Update: US State Dept 'shocked' by Minya death sentences
Following a ruling sentencing 529 defendants to death in Minya on Monday, political voices from across the spectrum took to social media to either rebuke or laud the decision.
The defendants faced charges of storming and burning the Matay police station in Minya, killing a police officer and attempting to kill two others, stealing weapons and releasing inmates.
The violence is alleged to have occurred in the aftermath of the dispersals of two sit-ins calling for the reinstatement of former Muslim Brotherhood-affiliated President Mohamed Morsi, ousted three months earlier.
The Minya Criminal Court is due to issue the final verdict on April 28, following ratification from Egypt’s Grand Mufti, which is required in all death sentences.
In some instances, the ruling has prompted foreign governments to speak out.
“We are deeply concerned — and, I would say, actually pretty shocked — by the sentencing to death of 529 Egyptians related to the death of one policeman,” said on Monday Marie Harf, deputy spokesperson for the US State Department.
The Agence France-Presse (AFP) reported that Harf questioned whether the defendants could have received a trial in accordance with international norms.
“Obviously the defendants can appeal, but it simply does not seem possible that a fair review of evidence and testimony consistent with international standards could be accomplished with over 529 defendants in a two-day trial,” Harf said. "It sort of defies logic."
The privately owned newspaper Al-Shorouk reported on Foreign Ministry spokesperson Badr Abdel Aty’s interview with BBC radio on the matter, in which he asserted that Egypt’s judiciary is fully independent.
“The separation of powers is one of the fundamental principles of any modern democracy, so I cannot comment on the verdict,” he said.
The Muslim Brotherhood said the ruling was “shocking and unprecedented.” In a statement released by the group’s London press office, the verdict was described as “inhumane and a clear violation of all norms of humane and legal justice.”
The Brotherhood pointed to the verdict as “yet another clear indication that the corrupt judiciary is being utilized by the coup commanders,” in the statement.
Hamza Zawbaa, media spokesperson for the Freedom and Justice Party, often described as the Brotherhood’s political wing, said that this sentencing signaled a new stage in the revolution.
“The sentencing to death of revolutionaries,” he wrote on his Twitter account, “means that the revolution has entered a new stage and new methods. Its end will be unexpected and unprecedented.”
Local media featured a number of figures lauding or criticizing the ruling.

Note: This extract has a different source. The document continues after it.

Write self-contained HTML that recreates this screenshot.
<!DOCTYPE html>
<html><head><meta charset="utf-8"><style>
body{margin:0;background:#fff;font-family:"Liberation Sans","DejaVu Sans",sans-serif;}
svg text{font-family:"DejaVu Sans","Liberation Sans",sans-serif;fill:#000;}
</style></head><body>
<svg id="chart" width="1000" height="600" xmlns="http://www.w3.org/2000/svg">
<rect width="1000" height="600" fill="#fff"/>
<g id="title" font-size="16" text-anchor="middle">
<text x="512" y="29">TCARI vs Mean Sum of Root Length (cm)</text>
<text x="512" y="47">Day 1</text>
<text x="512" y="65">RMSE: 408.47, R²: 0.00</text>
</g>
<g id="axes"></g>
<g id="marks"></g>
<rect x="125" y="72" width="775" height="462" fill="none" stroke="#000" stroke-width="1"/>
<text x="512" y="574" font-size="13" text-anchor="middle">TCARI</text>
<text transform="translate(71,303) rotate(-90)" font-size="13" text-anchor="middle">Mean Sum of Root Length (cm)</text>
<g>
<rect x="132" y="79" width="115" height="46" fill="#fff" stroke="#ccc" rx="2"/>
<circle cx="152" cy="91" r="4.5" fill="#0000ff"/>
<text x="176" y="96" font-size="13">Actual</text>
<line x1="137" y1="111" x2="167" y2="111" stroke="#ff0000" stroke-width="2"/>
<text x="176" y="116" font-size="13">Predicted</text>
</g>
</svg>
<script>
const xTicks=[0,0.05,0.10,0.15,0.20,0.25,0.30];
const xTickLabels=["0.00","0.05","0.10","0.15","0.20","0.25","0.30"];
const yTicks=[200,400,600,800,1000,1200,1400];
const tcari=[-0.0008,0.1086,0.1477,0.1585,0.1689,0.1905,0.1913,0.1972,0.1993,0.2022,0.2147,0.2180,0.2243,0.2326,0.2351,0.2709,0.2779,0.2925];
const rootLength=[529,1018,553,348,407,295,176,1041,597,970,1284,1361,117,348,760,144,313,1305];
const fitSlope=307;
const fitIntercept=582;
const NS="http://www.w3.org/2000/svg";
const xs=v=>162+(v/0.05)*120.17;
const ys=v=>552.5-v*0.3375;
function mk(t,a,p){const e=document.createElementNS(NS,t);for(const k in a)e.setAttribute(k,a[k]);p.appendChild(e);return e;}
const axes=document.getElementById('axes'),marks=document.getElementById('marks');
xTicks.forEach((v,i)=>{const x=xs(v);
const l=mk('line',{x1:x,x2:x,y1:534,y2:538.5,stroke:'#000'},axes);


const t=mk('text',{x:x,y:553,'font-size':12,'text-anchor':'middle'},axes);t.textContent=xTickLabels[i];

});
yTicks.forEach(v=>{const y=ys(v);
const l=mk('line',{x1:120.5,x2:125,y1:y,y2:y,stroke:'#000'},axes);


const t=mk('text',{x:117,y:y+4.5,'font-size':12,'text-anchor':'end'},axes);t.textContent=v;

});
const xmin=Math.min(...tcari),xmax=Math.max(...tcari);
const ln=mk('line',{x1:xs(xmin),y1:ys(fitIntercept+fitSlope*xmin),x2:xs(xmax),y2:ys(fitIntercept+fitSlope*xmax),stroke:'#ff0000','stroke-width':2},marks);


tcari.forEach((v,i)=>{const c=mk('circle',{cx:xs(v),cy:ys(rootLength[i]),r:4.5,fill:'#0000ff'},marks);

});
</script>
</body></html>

Former MP Mohamed Abu Hamed wrote on his Twitter account that harsh punishments are necessary as “a lesson and a deterrent to other terrorists,” the privately owned newspaper Al-Masry Al-Youm (AMAY) reported.
The same newspaper also reported the criticisms of prominent journalist Hussein Abdul Ghani, who wrote on his Twitter account, “In the Nuremberg trial of Nazi crimes in World War II, which caused the deaths of 50 million people, the death sentence was passed on none of the defendants except 12, and executed in only six of those cases.”

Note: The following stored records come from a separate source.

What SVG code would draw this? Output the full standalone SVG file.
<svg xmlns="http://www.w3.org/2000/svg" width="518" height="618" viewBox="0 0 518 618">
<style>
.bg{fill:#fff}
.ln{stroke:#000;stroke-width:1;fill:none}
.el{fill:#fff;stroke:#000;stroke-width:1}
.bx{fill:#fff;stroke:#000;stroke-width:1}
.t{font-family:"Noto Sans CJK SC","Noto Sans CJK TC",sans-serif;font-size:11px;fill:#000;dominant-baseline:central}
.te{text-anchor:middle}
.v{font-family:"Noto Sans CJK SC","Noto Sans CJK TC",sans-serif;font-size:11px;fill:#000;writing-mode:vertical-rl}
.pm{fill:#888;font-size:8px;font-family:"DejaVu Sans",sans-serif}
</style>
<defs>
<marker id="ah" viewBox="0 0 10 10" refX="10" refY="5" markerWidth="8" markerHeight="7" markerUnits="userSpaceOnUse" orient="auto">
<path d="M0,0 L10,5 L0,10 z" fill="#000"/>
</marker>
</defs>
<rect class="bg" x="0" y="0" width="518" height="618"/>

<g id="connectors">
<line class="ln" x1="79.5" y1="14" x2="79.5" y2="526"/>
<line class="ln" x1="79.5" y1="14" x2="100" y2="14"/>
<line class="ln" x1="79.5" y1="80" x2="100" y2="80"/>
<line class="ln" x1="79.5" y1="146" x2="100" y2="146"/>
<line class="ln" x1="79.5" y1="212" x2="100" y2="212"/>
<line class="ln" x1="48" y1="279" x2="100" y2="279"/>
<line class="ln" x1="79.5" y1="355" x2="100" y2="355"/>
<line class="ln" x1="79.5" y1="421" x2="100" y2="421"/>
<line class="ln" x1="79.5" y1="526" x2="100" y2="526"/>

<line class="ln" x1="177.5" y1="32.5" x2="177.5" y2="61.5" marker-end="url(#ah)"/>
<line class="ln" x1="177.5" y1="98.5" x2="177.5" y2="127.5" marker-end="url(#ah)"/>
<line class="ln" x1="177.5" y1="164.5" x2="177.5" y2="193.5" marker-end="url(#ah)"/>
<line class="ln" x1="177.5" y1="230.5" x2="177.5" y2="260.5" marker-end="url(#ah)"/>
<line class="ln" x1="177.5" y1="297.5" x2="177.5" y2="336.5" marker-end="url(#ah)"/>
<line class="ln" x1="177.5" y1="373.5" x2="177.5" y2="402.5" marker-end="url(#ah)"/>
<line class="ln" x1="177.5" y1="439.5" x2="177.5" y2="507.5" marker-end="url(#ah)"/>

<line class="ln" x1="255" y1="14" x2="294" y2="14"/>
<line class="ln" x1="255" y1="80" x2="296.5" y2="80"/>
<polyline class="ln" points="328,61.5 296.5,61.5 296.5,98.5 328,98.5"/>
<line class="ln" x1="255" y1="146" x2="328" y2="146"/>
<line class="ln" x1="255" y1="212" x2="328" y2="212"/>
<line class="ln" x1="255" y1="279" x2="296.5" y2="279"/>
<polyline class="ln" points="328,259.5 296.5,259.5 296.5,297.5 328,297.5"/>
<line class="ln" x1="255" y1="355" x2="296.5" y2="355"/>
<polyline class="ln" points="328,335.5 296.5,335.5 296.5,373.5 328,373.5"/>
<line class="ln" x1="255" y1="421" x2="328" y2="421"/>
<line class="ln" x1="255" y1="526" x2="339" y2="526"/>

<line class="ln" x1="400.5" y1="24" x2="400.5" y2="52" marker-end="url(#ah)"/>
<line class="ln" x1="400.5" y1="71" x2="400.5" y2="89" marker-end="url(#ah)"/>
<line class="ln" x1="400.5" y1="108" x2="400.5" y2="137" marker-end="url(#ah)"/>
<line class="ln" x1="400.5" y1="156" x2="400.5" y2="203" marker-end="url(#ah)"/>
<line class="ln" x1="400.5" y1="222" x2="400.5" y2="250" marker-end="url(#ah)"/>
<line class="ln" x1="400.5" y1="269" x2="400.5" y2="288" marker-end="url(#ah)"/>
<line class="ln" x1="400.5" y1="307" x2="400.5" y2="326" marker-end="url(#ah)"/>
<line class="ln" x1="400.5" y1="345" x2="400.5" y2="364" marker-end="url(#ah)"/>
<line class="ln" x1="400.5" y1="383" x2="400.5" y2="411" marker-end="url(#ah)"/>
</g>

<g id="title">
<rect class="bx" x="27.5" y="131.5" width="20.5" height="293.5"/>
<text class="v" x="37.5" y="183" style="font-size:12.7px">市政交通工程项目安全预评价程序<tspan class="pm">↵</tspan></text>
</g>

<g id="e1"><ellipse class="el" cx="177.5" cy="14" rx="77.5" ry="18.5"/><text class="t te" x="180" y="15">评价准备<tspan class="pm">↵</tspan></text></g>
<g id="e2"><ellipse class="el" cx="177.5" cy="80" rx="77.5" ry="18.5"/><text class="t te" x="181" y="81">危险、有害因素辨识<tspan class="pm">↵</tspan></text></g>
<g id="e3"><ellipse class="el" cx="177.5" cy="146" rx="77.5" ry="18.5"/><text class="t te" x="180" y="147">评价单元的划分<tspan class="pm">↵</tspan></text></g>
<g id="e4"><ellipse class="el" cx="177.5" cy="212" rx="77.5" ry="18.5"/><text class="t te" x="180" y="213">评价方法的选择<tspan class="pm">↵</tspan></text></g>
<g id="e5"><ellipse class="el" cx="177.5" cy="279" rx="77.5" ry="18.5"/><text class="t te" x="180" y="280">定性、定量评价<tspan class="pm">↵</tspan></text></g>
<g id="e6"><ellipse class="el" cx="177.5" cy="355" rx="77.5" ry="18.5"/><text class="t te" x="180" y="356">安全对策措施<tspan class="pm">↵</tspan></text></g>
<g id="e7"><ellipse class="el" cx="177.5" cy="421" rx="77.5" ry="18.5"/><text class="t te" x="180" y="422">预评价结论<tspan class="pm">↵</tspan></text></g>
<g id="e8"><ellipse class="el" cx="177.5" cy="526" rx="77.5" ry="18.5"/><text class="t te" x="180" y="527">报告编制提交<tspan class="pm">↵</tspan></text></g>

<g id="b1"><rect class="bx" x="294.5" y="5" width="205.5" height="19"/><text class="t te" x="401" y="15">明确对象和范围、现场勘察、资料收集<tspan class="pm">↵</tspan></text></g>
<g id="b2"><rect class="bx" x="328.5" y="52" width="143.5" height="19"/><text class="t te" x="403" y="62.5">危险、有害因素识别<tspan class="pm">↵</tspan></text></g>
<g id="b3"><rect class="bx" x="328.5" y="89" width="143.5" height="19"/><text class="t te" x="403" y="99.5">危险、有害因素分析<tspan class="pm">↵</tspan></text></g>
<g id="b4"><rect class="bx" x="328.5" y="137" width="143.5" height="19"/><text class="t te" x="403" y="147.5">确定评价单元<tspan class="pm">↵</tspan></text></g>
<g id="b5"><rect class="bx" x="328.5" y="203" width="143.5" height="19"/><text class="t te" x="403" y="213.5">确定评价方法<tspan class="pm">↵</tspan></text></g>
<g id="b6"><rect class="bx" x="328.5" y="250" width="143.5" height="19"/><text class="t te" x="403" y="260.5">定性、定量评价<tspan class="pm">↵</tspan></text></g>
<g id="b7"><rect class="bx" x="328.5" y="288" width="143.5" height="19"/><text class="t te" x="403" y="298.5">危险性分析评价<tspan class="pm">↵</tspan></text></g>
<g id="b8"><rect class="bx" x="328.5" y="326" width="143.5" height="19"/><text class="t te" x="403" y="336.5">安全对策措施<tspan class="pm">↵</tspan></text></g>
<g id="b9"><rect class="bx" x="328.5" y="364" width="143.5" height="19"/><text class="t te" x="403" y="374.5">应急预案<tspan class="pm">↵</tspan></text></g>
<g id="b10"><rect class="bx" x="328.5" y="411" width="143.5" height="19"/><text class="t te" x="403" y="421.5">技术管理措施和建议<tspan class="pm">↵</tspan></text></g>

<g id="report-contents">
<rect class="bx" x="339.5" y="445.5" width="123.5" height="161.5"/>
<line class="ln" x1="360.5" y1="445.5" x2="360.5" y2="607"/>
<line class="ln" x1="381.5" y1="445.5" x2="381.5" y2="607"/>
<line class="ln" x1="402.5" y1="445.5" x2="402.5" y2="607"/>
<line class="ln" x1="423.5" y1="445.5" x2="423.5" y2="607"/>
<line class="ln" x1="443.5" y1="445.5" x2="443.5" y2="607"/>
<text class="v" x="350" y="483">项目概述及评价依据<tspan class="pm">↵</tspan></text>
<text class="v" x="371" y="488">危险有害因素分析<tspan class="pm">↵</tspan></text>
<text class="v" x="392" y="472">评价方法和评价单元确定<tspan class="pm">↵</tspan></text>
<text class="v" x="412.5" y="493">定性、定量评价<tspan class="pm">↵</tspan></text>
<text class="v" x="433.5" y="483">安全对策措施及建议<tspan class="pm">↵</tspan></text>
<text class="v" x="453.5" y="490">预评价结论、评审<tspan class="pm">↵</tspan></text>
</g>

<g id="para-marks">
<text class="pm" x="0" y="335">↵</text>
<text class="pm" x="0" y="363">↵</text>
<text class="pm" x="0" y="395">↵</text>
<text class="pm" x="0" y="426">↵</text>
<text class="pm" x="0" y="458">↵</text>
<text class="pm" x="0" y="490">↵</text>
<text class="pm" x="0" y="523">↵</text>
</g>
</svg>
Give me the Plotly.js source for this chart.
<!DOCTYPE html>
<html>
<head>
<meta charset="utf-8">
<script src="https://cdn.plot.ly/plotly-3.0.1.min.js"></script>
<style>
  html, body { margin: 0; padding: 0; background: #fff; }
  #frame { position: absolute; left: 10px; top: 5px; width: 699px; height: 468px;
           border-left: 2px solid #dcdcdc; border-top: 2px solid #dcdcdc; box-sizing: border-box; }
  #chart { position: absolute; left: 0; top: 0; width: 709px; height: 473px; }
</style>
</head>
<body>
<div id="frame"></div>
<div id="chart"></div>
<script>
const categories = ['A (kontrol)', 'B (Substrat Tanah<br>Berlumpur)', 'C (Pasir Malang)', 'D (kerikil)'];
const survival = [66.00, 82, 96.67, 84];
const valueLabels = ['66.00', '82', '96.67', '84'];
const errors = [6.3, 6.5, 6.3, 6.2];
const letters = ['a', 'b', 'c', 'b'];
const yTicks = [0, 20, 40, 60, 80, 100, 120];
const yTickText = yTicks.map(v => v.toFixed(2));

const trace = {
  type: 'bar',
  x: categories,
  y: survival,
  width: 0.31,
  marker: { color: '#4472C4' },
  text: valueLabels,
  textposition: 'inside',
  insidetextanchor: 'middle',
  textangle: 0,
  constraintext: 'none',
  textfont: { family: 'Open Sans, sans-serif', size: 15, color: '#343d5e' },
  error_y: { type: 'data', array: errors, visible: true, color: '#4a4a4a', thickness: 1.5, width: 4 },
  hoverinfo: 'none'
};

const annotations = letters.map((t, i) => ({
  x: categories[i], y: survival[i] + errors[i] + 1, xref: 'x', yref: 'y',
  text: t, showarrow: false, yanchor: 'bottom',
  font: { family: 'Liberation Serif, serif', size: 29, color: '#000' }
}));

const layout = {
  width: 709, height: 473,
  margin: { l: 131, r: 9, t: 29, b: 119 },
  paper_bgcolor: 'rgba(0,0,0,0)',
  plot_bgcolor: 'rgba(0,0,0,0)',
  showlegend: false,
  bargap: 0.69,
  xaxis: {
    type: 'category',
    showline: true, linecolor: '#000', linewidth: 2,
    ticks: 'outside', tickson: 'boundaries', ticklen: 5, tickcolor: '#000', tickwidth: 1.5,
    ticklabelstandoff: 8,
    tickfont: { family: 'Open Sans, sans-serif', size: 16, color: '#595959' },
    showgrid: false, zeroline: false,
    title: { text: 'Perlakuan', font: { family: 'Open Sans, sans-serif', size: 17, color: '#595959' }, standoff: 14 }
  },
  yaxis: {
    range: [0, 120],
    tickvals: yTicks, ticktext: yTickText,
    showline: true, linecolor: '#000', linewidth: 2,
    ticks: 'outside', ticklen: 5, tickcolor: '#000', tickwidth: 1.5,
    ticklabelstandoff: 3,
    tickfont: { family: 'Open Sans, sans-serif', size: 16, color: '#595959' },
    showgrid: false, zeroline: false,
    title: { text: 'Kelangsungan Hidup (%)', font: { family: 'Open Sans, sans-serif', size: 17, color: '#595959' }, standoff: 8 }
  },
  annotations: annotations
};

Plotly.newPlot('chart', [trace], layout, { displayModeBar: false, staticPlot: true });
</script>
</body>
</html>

Mahmoud Badr of the grassroots Tamarod (Rebel) campaign wrote on his Facebook page calling on those not happy with the verdict “to look at themselves in the mirror and ask themselves if this sentencing had been against Mubarak and 528 supporters of his regime, if there would have been the same reaction.”

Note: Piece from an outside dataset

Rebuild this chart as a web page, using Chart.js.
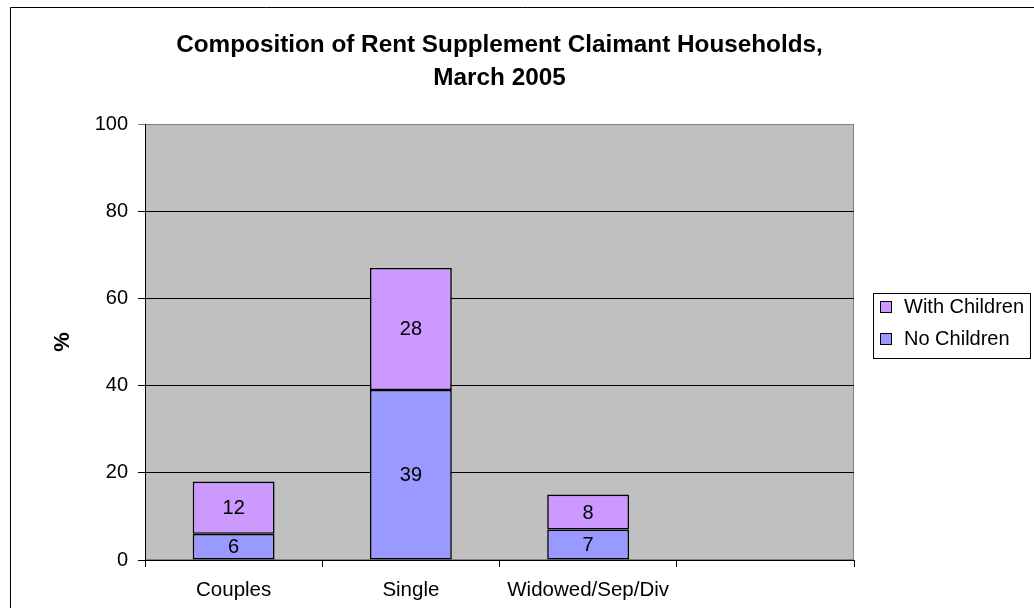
<!DOCTYPE html>
<html>
<head>
<meta charset="utf-8">
<script src="https://cdn.jsdelivr.net/npm/chart.js@4/dist/chart.umd.min.js"></script>
<style>
  html, body { margin: 0; padding: 0; background: #fff; }
  #wrap { width: 1034px; height: 608px; position: relative; }
</style>
</head>
<body>
<div id="wrap"><canvas id="chart" width="1034" height="608"></canvas></div>
<script>
const categories = ['Couples', 'Single', 'Widowed/Sep/Div', ''];
const noChildren = [6, 39, 7, null];
const withChildren = [12, 28, 8, null];
const yTicks = [0, 20, 40, 60, 80, 100];

const FONT = "'Liberation Sans', Arial, sans-serif";
const PURPLE = '#CC99FF';
const BLUE = '#9999FF';

Chart.defaults.font.family = FONT;
Chart.defaults.color = '#000';

// gray plot area, outer chart frame
const backdrop = {
    id: 'backdrop',
    beforeDraw(chart) {
        const {ctx, chartArea: a} = chart;
        ctx.save();
        ctx.fillStyle = '#C0C0C0';
        ctx.fillRect(a.left, a.top, a.right - a.left, a.bottom - a.top);
        ctx.strokeStyle = '#808080';
        ctx.lineWidth = 1;
        ctx.strokeRect(a.left + 0.5, a.top + 0.5, a.right - a.left - 1, a.bottom - a.top - 1);
        // outer frame
        ctx.strokeStyle = '#000';
        ctx.beginPath();
        ctx.moveTo(10.5, 608);
        ctx.lineTo(10.5, 7.5);
        ctx.lineTo(1034, 7.5);
        ctx.stroke();
        ctx.restore();
    }
};

// value labels in the middle of each segment
const valueLabels = {
    id: 'valueLabels',
    afterDatasetsDraw(chart) {
        const ctx = chart.ctx;
        ctx.save();
        ctx.font = '20px ' + FONT;
        ctx.fillStyle = '#000';
        ctx.textAlign = 'center';
        ctx.textBaseline = 'middle';
        chart.data.datasets.forEach((ds, i) => {
            chart.getDatasetMeta(i).data.forEach((bar, j) => {
                const v = ds.data[j];
                if (v == null) return;
                const {x, y, base} = bar.getProps(['x', 'y', 'base'], true);
                ctx.fillText(String(v), x, (y + base) / 2 + 1);
            });
        });
        ctx.restore();
    }
};

// excel style boxed legend
const boxLegend = {
    id: 'boxLegend',
    afterDraw(chart) {
        const ctx = chart.ctx;
        const items = [chart.data.datasets[1], chart.data.datasets[0]];
        const left = 873, top = 293, w = 157, h = 65;
        ctx.save();
        ctx.fillStyle = '#fff';
        ctx.fillRect(left, top, w, h);
        ctx.strokeStyle = '#000';
        ctx.lineWidth = 1;
        ctx.strokeRect(left + 0.5, top + 0.5, w, h);
        ctx.font = '20px ' + FONT;
        ctx.textBaseline = 'middle';
        items.forEach((ds, i) => {
            const cy = top + 13 + i * 32;
            ctx.fillStyle = ds.backgroundColor;
            ctx.fillRect(880, cy - 5, 12, 12);
            ctx.strokeRect(880.5, cy - 4.5, 11, 11);
            ctx.fillStyle = '#000';
            ctx.fillText(ds.label, 904, cy + 1);
        });
        ctx.restore();
    }
};

new Chart(document.getElementById('chart'), {
    type: 'bar',
    data: {
        labels: categories,
        datasets: [
            {
                label: 'No Children',
                data: noChildren,
                backgroundColor: BLUE,
                borderColor: '#000',
                borderWidth: 1.6,
                borderSkipped: false,
            },
            {
                label: 'With Children',
                data: withChildren,
                backgroundColor: PURPLE,
                borderColor: '#000',
                borderWidth: 1.6,
                borderSkipped: false,
            },
        ]
    },
    options: {
        responsive: false,
        animation: false,
        events: [],
        layout: {padding: {left: 47, right: 180, top: 0, bottom: 0}},
        datasets: {bar: {categoryPercentage: 1, barPercentage: 0.462}},
        plugins: {
            legend: {display: false},
            tooltip: {enabled: false},
            title: {
                display: true,
                fullSize: false,
                text: ['Composition of Rent Supplement Claimant Households,', 'March 2005'],
                font: {size: 24.3, weight: 'bold', lineHeight: 1.36},
                color: '#000',
                padding: {top: 29, bottom: 29},
            },
        },
        scales: {
            x: {
                stacked: true,
                grid: {offset: true, drawOnChartArea: false, tickLength: 7, color: '#000'},
                border: {display: true, color: '#000'},
                ticks: {font: {size: 20.5}, padding: 11, maxRotation: 0},
                afterFit(s) { s.height = 48; },
            },
            y: {
                stacked: true,
                min: 0,
                max: 100,
                afterBuildTicks(s) { s.ticks = yTicks.map(v => ({value: v})); },
                grid: {
                    tickLength: 7,
                    color: c => (c.tick && c.tick.value === 100) ? '#808080' : '#000',
                },
                border: {display: true, color: '#000'},
                ticks: {font: {size: 20}, padding: 10},
                title: {
                    display: true,
                    text: '%',
                    font: {size: 22, weight: 'bold'},
                    padding: {top: 3, bottom: 4},
                },
                afterFit(s) { s.width = 98; },
            },
        },
    },
    plugins: [backdrop, valueLabels, boxLegend],
});
</script>
</body>
</html>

The leadership of Tamarod, which spearheaded the last year’s protest movement calling for Morsi’s ouster, has been largely supportive of the road map led by the military-backed government since the Islamist president's removal from office.
Several of the defendants were not present during the trial. One of the men tried in absentia phoned the satellite Al Jazeera Mubasher Misr television channel, both AMAY and Al-Shorouk reported. The man, who did not give his name, said that he had not seen a lawyer and not even been summoned by the prosecution.
Osama Metwally, director of security in Minya, said that security measures have been taken in the governorate in anticipation of any acts of violence. Al-Shorouk reported that in a phone call to a talk show on the private satellite channel CBC Xtra, “We expect that there will be reactions to this ruling, and we will deal with them firmly.”
AMAY detailed three previous “famous” rulings issued by the same judge, Saeed Yousef, over the past year. In one, he sentenced a woman to 30 years in prison for robbing clothing stores while carrying a light weapon, while in another, he sentenced a man to 15 years for sexual harassment (though this was later reduced to 10).
The third ruling was an acquittal. He found a group of defendants innocent of the killing of protesters during the January 25 revolution in the governorate of Beni Suef.
The defendants were the former director of security in Beni Suef, three of his aides and seven local officers.